--- What the task asks ---
Copy each line below in which the string "this" occurs.

--- Data rows ---
►

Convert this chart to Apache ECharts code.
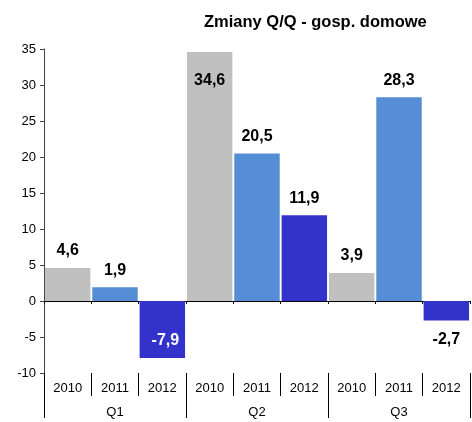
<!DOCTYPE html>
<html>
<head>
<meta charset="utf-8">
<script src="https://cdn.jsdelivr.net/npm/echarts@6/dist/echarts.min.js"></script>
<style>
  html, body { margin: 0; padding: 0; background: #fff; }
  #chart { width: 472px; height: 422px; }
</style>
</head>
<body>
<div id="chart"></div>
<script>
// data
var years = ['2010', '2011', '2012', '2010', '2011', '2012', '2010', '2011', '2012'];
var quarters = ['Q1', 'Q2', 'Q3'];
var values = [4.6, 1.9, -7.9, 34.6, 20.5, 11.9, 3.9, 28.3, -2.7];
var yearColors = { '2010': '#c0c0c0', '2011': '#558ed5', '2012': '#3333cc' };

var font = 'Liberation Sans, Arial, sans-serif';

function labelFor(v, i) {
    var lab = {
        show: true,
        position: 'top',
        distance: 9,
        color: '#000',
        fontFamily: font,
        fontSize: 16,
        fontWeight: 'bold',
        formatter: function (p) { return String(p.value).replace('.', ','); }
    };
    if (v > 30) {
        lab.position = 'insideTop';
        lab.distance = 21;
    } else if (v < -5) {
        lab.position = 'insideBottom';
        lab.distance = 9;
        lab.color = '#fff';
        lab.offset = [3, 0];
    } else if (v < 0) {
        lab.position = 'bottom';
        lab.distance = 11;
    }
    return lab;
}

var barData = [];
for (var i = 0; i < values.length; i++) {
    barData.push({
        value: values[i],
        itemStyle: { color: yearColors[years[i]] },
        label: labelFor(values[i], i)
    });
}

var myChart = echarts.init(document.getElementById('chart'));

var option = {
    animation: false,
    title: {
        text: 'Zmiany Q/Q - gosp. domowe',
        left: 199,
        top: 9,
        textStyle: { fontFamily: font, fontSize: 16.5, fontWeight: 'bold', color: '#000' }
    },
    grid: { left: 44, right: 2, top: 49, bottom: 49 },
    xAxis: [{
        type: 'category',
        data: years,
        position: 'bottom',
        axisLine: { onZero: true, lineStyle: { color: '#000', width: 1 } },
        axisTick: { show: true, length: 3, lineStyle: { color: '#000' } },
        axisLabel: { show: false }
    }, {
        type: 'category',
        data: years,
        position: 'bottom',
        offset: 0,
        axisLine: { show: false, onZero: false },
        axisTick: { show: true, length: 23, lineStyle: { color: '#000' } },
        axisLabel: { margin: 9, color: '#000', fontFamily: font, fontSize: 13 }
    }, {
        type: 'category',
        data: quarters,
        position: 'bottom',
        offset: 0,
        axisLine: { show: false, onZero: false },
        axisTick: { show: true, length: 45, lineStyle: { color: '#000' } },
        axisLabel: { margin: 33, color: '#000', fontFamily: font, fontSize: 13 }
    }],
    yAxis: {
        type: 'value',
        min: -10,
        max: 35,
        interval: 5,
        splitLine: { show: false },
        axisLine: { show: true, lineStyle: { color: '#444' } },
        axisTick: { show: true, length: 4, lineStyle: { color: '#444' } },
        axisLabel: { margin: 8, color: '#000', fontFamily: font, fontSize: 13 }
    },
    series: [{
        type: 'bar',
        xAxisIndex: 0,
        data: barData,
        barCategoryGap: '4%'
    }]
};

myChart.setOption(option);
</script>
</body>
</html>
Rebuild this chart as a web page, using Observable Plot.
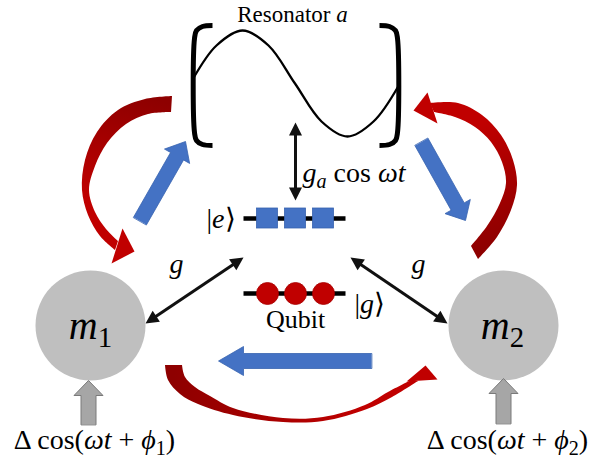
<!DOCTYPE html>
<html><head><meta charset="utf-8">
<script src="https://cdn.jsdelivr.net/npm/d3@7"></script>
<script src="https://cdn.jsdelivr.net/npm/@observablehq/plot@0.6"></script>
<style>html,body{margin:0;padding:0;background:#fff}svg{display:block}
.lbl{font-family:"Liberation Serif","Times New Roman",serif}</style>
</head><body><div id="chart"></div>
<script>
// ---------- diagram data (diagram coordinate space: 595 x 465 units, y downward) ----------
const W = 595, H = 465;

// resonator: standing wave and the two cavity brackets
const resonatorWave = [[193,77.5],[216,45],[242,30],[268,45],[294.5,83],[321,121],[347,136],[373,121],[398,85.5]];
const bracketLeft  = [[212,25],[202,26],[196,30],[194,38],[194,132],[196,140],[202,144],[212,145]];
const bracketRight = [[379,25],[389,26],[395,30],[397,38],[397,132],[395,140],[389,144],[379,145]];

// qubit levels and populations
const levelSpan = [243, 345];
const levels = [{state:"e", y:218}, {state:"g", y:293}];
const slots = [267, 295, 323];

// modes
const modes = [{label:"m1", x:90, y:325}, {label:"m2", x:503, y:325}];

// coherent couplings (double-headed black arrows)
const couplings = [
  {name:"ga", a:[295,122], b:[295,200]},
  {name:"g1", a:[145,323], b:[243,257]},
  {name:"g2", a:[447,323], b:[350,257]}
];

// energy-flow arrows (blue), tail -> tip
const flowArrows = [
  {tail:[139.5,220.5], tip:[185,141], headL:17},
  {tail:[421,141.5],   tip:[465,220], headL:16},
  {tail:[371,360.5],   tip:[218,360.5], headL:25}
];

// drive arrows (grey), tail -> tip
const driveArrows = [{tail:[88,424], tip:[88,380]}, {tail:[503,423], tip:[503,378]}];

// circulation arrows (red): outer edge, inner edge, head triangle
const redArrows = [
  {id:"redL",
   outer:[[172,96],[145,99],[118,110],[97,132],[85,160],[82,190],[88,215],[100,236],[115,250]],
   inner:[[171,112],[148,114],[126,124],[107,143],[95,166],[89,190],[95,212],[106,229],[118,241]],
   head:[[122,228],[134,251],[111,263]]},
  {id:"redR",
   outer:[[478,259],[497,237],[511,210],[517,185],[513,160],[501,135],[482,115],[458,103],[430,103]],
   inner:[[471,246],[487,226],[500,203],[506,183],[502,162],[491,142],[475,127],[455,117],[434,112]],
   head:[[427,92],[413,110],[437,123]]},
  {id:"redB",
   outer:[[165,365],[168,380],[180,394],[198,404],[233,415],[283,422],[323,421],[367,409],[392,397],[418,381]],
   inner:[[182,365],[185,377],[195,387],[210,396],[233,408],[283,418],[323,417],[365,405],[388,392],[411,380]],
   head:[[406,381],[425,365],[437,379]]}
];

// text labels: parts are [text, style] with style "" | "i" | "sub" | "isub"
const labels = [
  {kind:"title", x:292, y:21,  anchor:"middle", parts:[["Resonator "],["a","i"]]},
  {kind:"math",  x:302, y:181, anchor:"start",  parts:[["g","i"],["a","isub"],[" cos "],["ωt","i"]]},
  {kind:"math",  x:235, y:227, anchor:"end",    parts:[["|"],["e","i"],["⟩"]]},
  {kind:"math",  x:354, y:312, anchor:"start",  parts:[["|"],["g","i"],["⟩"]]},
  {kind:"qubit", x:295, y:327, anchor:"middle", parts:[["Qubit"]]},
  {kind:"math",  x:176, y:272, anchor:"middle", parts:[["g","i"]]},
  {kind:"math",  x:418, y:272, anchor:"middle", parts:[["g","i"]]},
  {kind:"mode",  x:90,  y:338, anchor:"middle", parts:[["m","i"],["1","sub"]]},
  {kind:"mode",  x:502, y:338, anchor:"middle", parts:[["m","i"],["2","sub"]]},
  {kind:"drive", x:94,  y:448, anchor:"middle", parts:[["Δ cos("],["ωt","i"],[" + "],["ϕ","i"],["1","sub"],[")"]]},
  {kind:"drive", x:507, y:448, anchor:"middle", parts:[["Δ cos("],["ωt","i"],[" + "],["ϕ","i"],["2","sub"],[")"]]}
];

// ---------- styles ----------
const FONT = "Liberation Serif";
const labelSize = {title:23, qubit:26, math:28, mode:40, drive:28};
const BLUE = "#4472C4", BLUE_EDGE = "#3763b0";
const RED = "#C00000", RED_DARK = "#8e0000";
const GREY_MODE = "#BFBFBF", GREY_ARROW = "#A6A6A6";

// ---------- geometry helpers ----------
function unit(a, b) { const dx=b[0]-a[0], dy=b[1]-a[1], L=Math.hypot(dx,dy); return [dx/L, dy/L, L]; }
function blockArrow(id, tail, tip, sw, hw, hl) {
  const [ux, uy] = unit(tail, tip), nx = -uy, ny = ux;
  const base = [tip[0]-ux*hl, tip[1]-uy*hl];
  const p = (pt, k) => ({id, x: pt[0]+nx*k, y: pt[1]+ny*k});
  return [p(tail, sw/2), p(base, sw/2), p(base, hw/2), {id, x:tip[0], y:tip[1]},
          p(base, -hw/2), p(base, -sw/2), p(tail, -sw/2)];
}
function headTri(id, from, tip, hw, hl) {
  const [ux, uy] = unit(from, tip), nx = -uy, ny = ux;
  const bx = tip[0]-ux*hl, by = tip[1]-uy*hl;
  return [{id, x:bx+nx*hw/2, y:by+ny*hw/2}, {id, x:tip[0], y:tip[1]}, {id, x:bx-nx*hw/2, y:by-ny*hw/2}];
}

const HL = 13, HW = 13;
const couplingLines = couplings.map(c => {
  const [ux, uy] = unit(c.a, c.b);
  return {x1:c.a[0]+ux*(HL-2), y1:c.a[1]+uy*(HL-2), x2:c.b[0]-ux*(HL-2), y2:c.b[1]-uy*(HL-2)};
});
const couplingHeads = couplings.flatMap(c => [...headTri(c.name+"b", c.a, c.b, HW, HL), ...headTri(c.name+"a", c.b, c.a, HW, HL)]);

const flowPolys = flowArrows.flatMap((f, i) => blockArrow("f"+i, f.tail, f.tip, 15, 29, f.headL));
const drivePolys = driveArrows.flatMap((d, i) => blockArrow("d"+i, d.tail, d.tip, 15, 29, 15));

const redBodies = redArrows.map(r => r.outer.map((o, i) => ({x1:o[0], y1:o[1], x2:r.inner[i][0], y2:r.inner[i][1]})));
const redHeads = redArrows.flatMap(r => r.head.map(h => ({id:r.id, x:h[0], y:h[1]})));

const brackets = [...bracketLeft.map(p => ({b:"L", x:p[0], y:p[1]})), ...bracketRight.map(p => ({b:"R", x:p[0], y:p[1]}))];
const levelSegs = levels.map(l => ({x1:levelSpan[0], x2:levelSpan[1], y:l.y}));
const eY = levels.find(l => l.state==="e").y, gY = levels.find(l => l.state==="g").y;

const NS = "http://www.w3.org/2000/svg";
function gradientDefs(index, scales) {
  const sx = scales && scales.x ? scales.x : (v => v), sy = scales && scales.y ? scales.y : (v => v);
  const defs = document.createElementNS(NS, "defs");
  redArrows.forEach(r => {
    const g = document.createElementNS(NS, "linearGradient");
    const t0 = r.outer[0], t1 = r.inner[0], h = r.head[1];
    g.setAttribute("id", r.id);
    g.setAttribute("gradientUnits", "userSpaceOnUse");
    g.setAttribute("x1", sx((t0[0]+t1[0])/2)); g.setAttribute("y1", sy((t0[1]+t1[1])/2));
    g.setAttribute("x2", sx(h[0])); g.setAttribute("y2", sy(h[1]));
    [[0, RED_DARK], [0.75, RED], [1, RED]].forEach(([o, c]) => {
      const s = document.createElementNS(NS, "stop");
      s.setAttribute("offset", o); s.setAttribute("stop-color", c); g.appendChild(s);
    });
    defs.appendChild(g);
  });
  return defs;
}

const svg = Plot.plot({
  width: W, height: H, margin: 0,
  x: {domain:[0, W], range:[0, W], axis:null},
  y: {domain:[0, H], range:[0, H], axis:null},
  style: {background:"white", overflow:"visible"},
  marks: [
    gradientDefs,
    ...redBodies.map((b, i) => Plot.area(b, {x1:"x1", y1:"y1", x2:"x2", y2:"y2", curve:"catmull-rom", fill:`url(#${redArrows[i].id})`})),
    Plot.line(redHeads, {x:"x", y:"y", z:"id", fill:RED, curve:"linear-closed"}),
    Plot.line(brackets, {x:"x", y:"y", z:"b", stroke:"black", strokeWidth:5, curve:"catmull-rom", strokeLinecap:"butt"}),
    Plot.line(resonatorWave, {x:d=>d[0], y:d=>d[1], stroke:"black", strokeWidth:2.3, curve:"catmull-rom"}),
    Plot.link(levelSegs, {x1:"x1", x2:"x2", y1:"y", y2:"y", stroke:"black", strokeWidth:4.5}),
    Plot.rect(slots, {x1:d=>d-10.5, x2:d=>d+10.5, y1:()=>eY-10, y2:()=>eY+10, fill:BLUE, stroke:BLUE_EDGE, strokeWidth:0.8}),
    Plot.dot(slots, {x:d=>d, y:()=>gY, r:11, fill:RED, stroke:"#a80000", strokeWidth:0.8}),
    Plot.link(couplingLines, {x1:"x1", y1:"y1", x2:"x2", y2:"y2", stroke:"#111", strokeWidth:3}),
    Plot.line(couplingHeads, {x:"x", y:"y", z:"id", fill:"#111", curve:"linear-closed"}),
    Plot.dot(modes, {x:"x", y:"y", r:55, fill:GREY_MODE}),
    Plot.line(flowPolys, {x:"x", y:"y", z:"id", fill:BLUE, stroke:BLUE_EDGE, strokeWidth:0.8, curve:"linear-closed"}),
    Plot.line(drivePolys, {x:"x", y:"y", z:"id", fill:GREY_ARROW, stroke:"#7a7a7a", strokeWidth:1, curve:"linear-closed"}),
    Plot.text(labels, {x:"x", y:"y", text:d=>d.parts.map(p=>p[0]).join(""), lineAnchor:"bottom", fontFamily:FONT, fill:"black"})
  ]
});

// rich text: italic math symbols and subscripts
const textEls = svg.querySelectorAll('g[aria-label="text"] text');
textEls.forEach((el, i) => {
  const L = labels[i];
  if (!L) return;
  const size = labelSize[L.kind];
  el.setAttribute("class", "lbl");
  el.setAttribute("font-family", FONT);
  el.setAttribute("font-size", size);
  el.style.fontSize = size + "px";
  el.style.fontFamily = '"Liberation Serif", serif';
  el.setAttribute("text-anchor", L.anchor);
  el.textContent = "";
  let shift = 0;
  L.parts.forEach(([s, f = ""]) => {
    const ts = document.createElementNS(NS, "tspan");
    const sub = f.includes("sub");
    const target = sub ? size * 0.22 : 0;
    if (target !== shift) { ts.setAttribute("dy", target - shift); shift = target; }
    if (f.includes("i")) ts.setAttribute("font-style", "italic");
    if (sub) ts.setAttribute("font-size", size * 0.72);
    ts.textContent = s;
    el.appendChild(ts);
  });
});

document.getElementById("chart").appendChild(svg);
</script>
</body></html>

◄

--- Worked answer ---
Convert this chart to Apache ECharts code.
Rebuild this chart as a web page, using Observable Plot.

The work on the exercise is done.